The daemonology of Pythagoras, along with the doctrine of metempsychosis in its moral aspect, was adopted by Plato, whether as a serious theory or as a philosophic myth. The chief passages in Plato where the daemons are mentioned are suffused with such mythic colour that it would perhaps be rash to extract from them any sharp dogmatic theory.[2241] But Plato, holding firmly the remote purity of God, strove to fill the interval between the mortal and the Infinite by a graded scheme of superhuman beings. The daemon is a compound of the mortal and the divine, spanning the chasm between them. This is the power which conveys to God the prayers and sacrifices of men, and brings to men the commands and rewards of the gods, which operates in prophecy, sacrifice, and mystery. And again the daemon is a power which is assigned to each soul at birth, and which at death conducts it to the eternal world, to receive judgment for its deeds, and perhaps to be condemned to return once more to earth. The reason in man, his truly divine part, is also called his daemon, his good genius. It is the power whose kindred is with the world of the unseen, which is immortal, and capable of a lofty destiny.

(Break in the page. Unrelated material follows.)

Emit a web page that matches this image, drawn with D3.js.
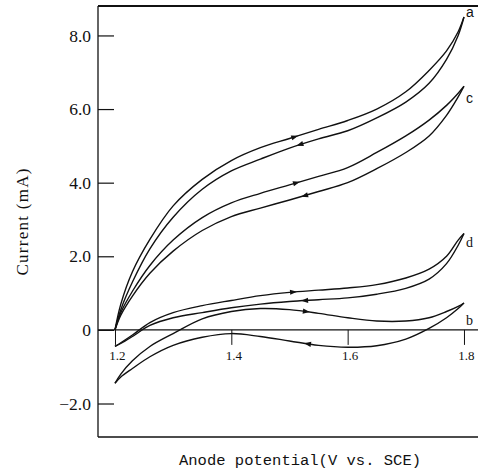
<!DOCTYPE html>
<html>
<head>
    <meta charset="utf-8" />
    <title>Cyclic voltammograms</title>
    <style>
        body { margin: 0; background: #fff; }
        svg { display: block; }
    </style>
    <script type="text/javascript" src="https://cdn.jsdelivr.net/npm/d3@7/dist/d3.min.js"></script>
</head>
<body>
    <div id="svg"></div>

    <script type="text/javascript">
        // potential grid (V vs. SCE), shared by every sweep
        var potential = [1.2, 1.21, 1.23, 1.26, 1.3, 1.35, 1.4, 1.45, 1.5, 1.55, 1.6, 1.65, 1.7, 1.74, 1.77, 1.79, 1.8];

        // current (mA), forward (anodic) and reverse sweeps
        var aForward = [0, 0.7, 1.58, 2.46, 3.37, 4.09, 4.6, 4.95, 5.2, 5.45, 5.69, 6.0, 6.47, 7.05, 7.58, 8.1, 8.5];
        var aReverse = [0, 0.55, 1.3, 2.2, 3.06, 3.82, 4.32, 4.64, 4.94, 5.19, 5.41, 5.76, 6.19, 6.7, 7.35, 8.0, 8.5];
        var cForward = [0, 0.47, 1.05, 1.75, 2.44, 3.05, 3.45, 3.71, 3.94, 4.17, 4.41, 4.82, 5.27, 5.7, 6.1, 6.43, 6.62];
        var cReverse = [0, 0.4, 0.92, 1.54, 2.14, 2.7, 3.08, 3.31, 3.53, 3.76, 4.0, 4.38, 4.82, 5.27, 5.83, 6.33, 6.62];
        var dForward = [-0.45, -0.35, -0.14, 0.2, 0.47, 0.66, 0.8, 0.93, 1.02, 1.08, 1.14, 1.23, 1.41, 1.65, 2.0, 2.44, 2.62];
        var dReverse = [-0.45, -0.37, -0.18, 0.12, 0.33, 0.47, 0.6, 0.7, 0.77, 0.82, 0.87, 0.97, 1.13, 1.38, 1.8, 2.3, 2.62];
        var bForward = [-1.45, -1.2, -0.84, -0.45, -0.1, 0.3, 0.5, 0.58, 0.55, 0.45, 0.33, 0.24, 0.24, 0.33, 0.5, 0.64, 0.73];
        var bReverse = [-1.45, -1.28, -1.05, -0.73, -0.42, -0.2, -0.1, -0.18, -0.3, -0.42, -0.47, -0.43, -0.25, 0.04, 0.33, 0.58, 0.73];

        var curveNames = ['a', 'c', 'd', 'b'];
        var forwardSweeps = [aForward, cForward, dForward, bForward];
        var reverseSweeps = [aReverse, cReverse, dReverse, bReverse];

        var yTicks = [-2, 0, 2, 4, 6, 8];
        var xTicks = [1.2, 1.4, 1.6, 1.8];

        var width = 478,
            height = 472,
            plotLeft = 98,
            plotTop = 6,
            plotBottom = 437;

        var svg = d3.select('#svg')
            .append('svg')
            .attr('width', width)
            .attr('height', height);

        var xScale = d3.scaleLinear()
            .domain([1.1708, 1.8241])
            .range([plotLeft, width]);

        var yScale = d3.scaleLinear()
            .domain([-2.91, 8.8])
            .range([plotBottom, plotTop]);

        // frame: left, top, bottom and the zero line
        var frame = svg.append('g').attr('stroke', '#111').attr('fill', 'none');
        frame.append('line').attr('x1', plotLeft).attr('x2', plotLeft).attr('y1', plotTop).attr('y2', plotBottom).attr('stroke-width', 1.3);
        frame.append('line').attr('x1', plotLeft).attr('x2', width).attr('y1', plotTop).attr('y2', plotTop).attr('stroke-width', 1.8);
        frame.append('line').attr('x1', plotLeft).attr('x2', width).attr('y1', plotBottom).attr('y2', plotBottom).attr('stroke-width', 1.5);
        frame.append('line').attr('x1', plotLeft).attr('x2', width).attr('y1', yScale(0)).attr('y2', yScale(0)).attr('stroke-width', 1.3);

        var yAxis = d3.axisLeft(yScale)
            .tickValues(yTicks)
            .tickSizeInner(-16)
            .tickSizeOuter(0)
            .tickPadding(7)
            .tickFormat(d => d === 0 ? '0' : d3.format('.1f')(d));

        var gY = svg.append('g')
            .attr('transform', 'translate(' + plotLeft + ',0)')
            .call(yAxis);
        gY.select('.domain').remove();
        gY.selectAll('line').attr('stroke', '#111').attr('stroke-width', 1.2);
        gY.selectAll('text')
            .attr('fill', '#111')
            .style('font-family', '"Liberation Serif", serif')
            .style('font-size', '17.5px');

        var xAxis = d3.axisBottom(xScale)
            .tickValues(xTicks)
            .tickSizeInner(15)
            .tickSizeOuter(0)
            .tickPadding(6)
            .tickFormat(d3.format('.1f'));

        var gX = svg.append('g')
            .attr('transform', 'translate(0,' + yScale(0) + ')')
            .call(xAxis);
        gX.select('.domain').remove();
        gX.selectAll('line').attr('stroke', '#111').attr('stroke-width', 1);
        gX.selectAll('text')
            .attr('fill', '#111')
            .attr('dx', 2)
            .style('font-family', '"Liberation Serif", serif')
            .style('font-size', '13px');

        // axis titles
        svg.append('text')
            .attr('transform', 'translate(22,222) rotate(-90)')
            .attr('text-anchor', 'middle')
            .attr('dominant-baseline', 'central')
            .attr('textLength', 107)
            .attr('fill', '#111')
            .style('font-family', '"Liberation Serif", serif')
            .style('font-size', '17px')
            .text('Current (mA)');

        svg.append('text')
            .attr('x', 300)
            .attr('y', 465)
            .attr('text-anchor', 'middle')
            .attr('textLength', 242)
            .attr('fill', '#111')
            .style('font-family', '"Liberation Mono", monospace')
            .style('font-size', '15.5px')
            .text('Anode potential(V vs. SCE)');

        var line = d3.line()
            .x(d => xScale(d[0]))
            .y(d => yScale(d[1]))
            .curve(d3.curveCatmullRom.alpha(0.5));

        var curves = svg.append('g');

        // place an arrow head on a drawn path where it passes potential v
        function arrowOn(path, v, toRight) {
            var node = path.node();
            var total = node.getTotalLength();
            var target = xScale(v);
            var lo = 0, hi = total;
            for (var i = 0; i < 30; i++) {
                var mid = (lo + hi) / 2;
                if (node.getPointAtLength(mid).x < target) lo = mid; else hi = mid;
            }
            var p = node.getPointAtLength(lo);
            var p0 = node.getPointAtLength(Math.max(lo - 2, 0));
            var p1 = node.getPointAtLength(Math.min(lo + 2, total));
            var angle = Math.atan2(p1.y - p0.y, p1.x - p0.x) * 180 / Math.PI;
            if (!toRight) angle += 180;
            curves.append('path')
                .attr('d', 'M0,0L-7,-2.6L-7,2.6Z')
                .attr('fill', '#111')
                .attr('transform', 'translate(' + p.x + ',' + p.y + ') rotate(' + angle + ')');
        }

        var arrowForward = [1.515, 1.518, 1.513, 1.535];
        var arrowReverse = [1.512, 1.52, 1.52, 1.525];
        var labelDy = [0, 17, 14, 22];

        curveNames.forEach(function(name, i) {
            var fwd = curves.append('path')
                .datum(potential.map((v, j) => [v, forwardSweeps[i][j]]))
                .attr('d', line)
                .attr('fill', 'none')
                .attr('stroke', '#111')
                .attr('stroke-width', 1.4);
            var rev = curves.append('path')
                .datum(potential.map((v, j) => [v, reverseSweeps[i][j]]))
                .attr('d', line)
                .attr('fill', 'none')
                .attr('stroke', '#111')
                .attr('stroke-width', 1.4);

            arrowOn(fwd, arrowForward[i], true);
            arrowOn(rev, arrowReverse[i], false);

            var tip = forwardSweeps[i][forwardSweeps[i].length - 1];
            svg.append('text')
                .attr('x', xScale(1.8) + 2)
                .attr('y', yScale(tip) + labelDy[i])
                .attr('fill', '#111')
                .style('font-family', (name === 'a' || name === 'c') ? '"Liberation Sans", sans-serif' : '"Liberation Serif", serif')
                .style('font-size', '14px')
                .text(name);
        });
    </script>
</body>
</html>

Like his master Plato, Maximus of Tyre seems to know nothing of the evil daemons, who, as we shall presently see, were used by Plutarch to account for the immorality of myth. To Maximus the daemons are rather angelic ministers, sent forth to advise and succour weak mortal men.[2242] They are the necessary mediators between the one Supreme and our frail mortal life. Dwelling in a region between earth and ether, they are of mingled mortal and divine nature, weaker than the gods, stronger than men, servants of God and overseers of men, by kinship with either linking the weakness of the mortal with the Divine. Great is the multitude of this heavenly host, interpreters between God and man: “thrice ten thousand are they upon the fruitful earth, immortal, ministers of Zeus,” healers of the sick, revealers of what is dark, aiding the [pg 430]craftsman, companions of the wayfarer. On land and sea, in the city and the field, they are ever with us. They inspired a Socrates, a Pythagoras, a Diogenes, or a Zeno; they are present in all human spirits. Only the lost and hopeless soul is without the guardianship of such an unearthly friend.